A good example of this is a collections system I worked on. This was a huge body of code that was used to automate the work of hundreds or thousands of people in call centers whose job was to call people who owed money to an institution, for example a credit card company, and get them to pay. The code had a wide variety of concepts implemented in that were specific to the collections industry. I came into the situation with a broad background in multiple workflow-type applications, and quickly recognized that collections was 95% call-center-oriented workflow, with a little customization and a few specific features for collections.

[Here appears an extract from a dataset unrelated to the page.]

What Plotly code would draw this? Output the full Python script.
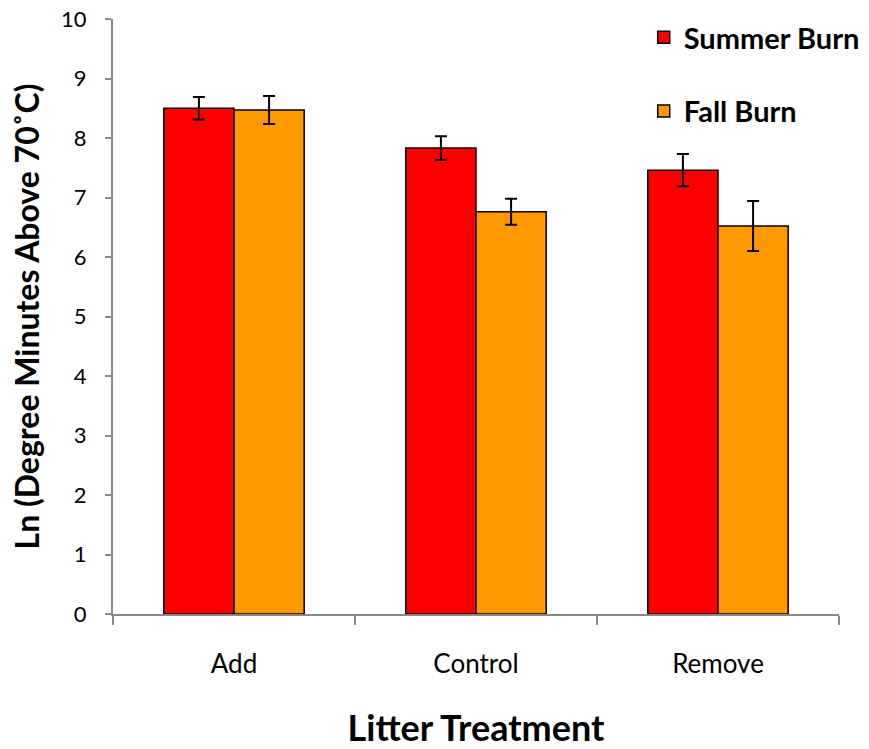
import plotly.graph_objects as go

categories = ["Add", "Control", "Remove"]
summer = [8.50, 7.83, 7.46]
summer_err = [0.19, 0.20, 0.27]
fall = [8.47, 6.76, 6.52]
fall_err = [0.235, 0.22, 0.42]
yticks = list(range(0, 11))

FONT = "Lato"
fig = go.Figure()
fig.add_trace(go.Bar(
    x=categories, y=summer, name="Summer Burn", legendgroup="s",
    marker=dict(color="#FF0000", line=dict(color="#000000", width=1.5)),
    error_y=dict(type="data", array=summer_err, color="#000000", thickness=2, width=6),
))
fig.add_trace(go.Bar(
    x=categories, y=fall, name="Fall Burn", legendgroup="f",
    marker=dict(color="#FF9900", line=dict(color="#000000", width=1.5)),
    error_y=dict(type="data", array=fall_err, color="#000000", thickness=2, width=6),
))

fig.update_layout(
    width=869, height=749,
    margin=dict(l=113, r=30, t=19, b=135, autoexpand=False),
    plot_bgcolor="white", paper_bgcolor="white",
    barmode="group", bargap=0.42, bargroupgap=0,
    font=dict(family=FONT, color="#000000"),
    showlegend=True,
    legend=dict(
        x=0.731, y=1.012, xanchor="left", yanchor="top",
        font=dict(family=FONT, size=29, color="#000000", weight="bold"),
        tracegroupgap=33, bgcolor="rgba(0,0,0,0)",
        itemwidth=30,
    ),
    xaxis=dict(
        showline=True, linecolor="#898989", linewidth=2,
        ticks="outside", tickson="boundaries", ticklen=9, tickcolor="#898989", tickwidth=2,
        tickfont=dict(family=FONT, size=26),
        ticklabelstandoff=26,
        title=dict(text="Litter Treatment", font=dict(family=FONT, size=36, weight="bold"), standoff=50),
        showgrid=False,
    ),
    yaxis=dict(
        range=[0, 10], tickvals=yticks,
        showline=True, linecolor="#898989", linewidth=2,
        ticks="outside", ticklen=6, tickcolor="#898989", tickwidth=2,
        tickfont=dict(family=FONT, size=22),
        ticklabelstandoff=14,
        title=dict(text="Ln (Degree Minutes Above 70˚C)", font=dict(family=FONT, size=32, weight="bold"), standoff=12),
        showgrid=False, zeroline=False,
    ),
)

fig.write_html("out.html")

It wasn’t obvious when looking at the code, but if you started with the basic workflow constructs (workstep, queue, conditional routing, etc.) and took it from there, you ended up with a much more compact and easily extensible application. The original application was simply a “collections” application with some parameters; changing anything required finding the relevant places in the code and making the changes. The new application implemented a core set of workflow abstractions, and hardly ever needed to change. It also had a set of easily editable tables that expressed the current state of the workflow, which enabled almost anything to be changed. Finally, it had a small collection of application fragments that were truly specific to collections, things like the “promise to pay” function.